Continuation Rates with Postmenopausal Hormone Therapy
Continuation Rates with Postmenopausal Hormone Therapy
ABSTRACT & COMMENTARY
Synopsis: Both sequential and continuous regimens of postmenopausal hormone therapy have only a 20-25% continuation rate after several years.
Source: Ettinger B, et al. Menopause 1996;3:185-189.
Ettinger and colleagues compared the continuation rate with a cyclic regimen of postmenopausal hormone therapy and a continuous combined regimen. Both regimens used 0.625 mg conjugated estrogens (Premarin) with 5 or 10 mg medroxyprogesterone acetate in the cyclic regimen and 2.5 mg medroxyprogesterone acetate in the daily continuous regimen. The subjects were members of the Kaiser Foundation Health Plan in northern California, where 60% of the women being treated with postmenopausal hormone therapy use the daily continuous combination regimen. In this retrospective study, there were 644 women on the cyclic regimen and 888 on the continuous combination regimen. About 35% of the users of either regimen stopped their therapy after the first prescription, and 76-81% of the women had stopped by the end of the third year. The women using the continuous combination regimen had an 18% higher discontinuation rate. The authors conclude that the continuation rate with postmenopausal hormone therapy is lower than that reported in clinical trials.
COMMENT BY LEON SPEROFF, MD
We are all familiar with the relatively poor continuation rates with postmenopausal hormone therapy. However, the results of this study are surprising in how low that rate is in clinical practice. Perhaps it isn't so surprising that the continuous combination schedule had a higher discontinuation rate. This discontinuation rate was greatest in the first year, and, although the study did not address the reasons for discontinuation, one would expect this to reflect problems with breakthrough bleeding. Obviously, a continuation rate that is so low makes it difficult to achieve the long-term benefits of postmenopausal hormone therapy on cardiovascular disease, osteoporosis, and probably Alzheimer's disease.
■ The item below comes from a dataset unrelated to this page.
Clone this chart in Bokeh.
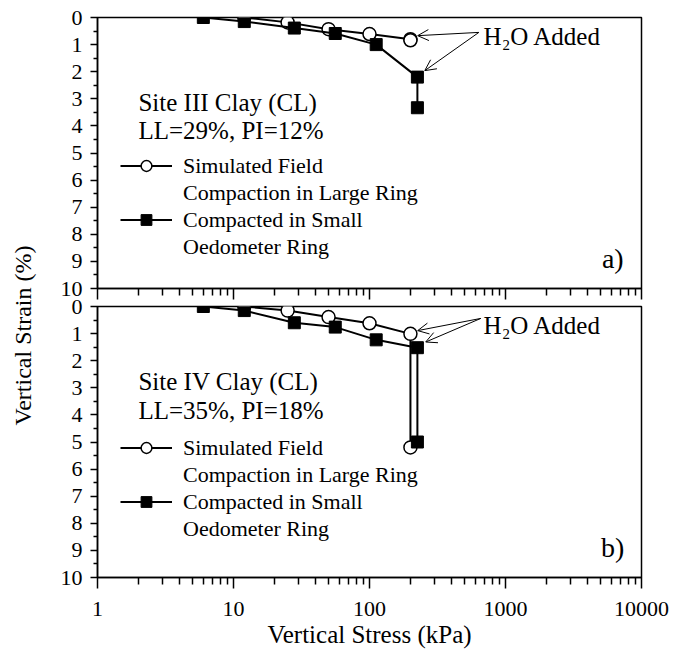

These data dramatically point out the lack of success by the medical profession and the pharmaceutical industry in providing a product that achieves long-term, respectable continuation rates. In my view, this can be attributed to two major contributing factors. First, the products that we currently have available are not good enough in achieving amenorrhea as well as freedom from progestational side-effects. Perhaps such a product is not attainable, but I personally believe that, with time, products with different estrogens and different progestins or antiestrogens can produce the desired results. The second contributing factor is our difficulty in achieving the motivation required to sustain a respectable continuation rate. It is now apparent that long-term postmenopausal hormone therapy is a preventive health care action requiring a preventive health care decision. It is difficult to make such a strong decision when one is not threatened with pain, sickness, or even death. It is only with constant and repeated education of our patients (by both the medical profession and the pharmaceutical industry) and repeated counseling efforts that strong preventive health care decisions can be made and continuously supported. This aspect of postmenopausal hormone therapy is further threatened by the time constraints of the managed care system. A five to 10-minute consultation period will simply not do the job. We must develop multiple methods, such as education of the office nurse to support patients, video tapes, and television advertising, and use them all. But when all is said and done, as with screening mammography, it is the interaction between the clinician and the patient that produces the most consistent outcome.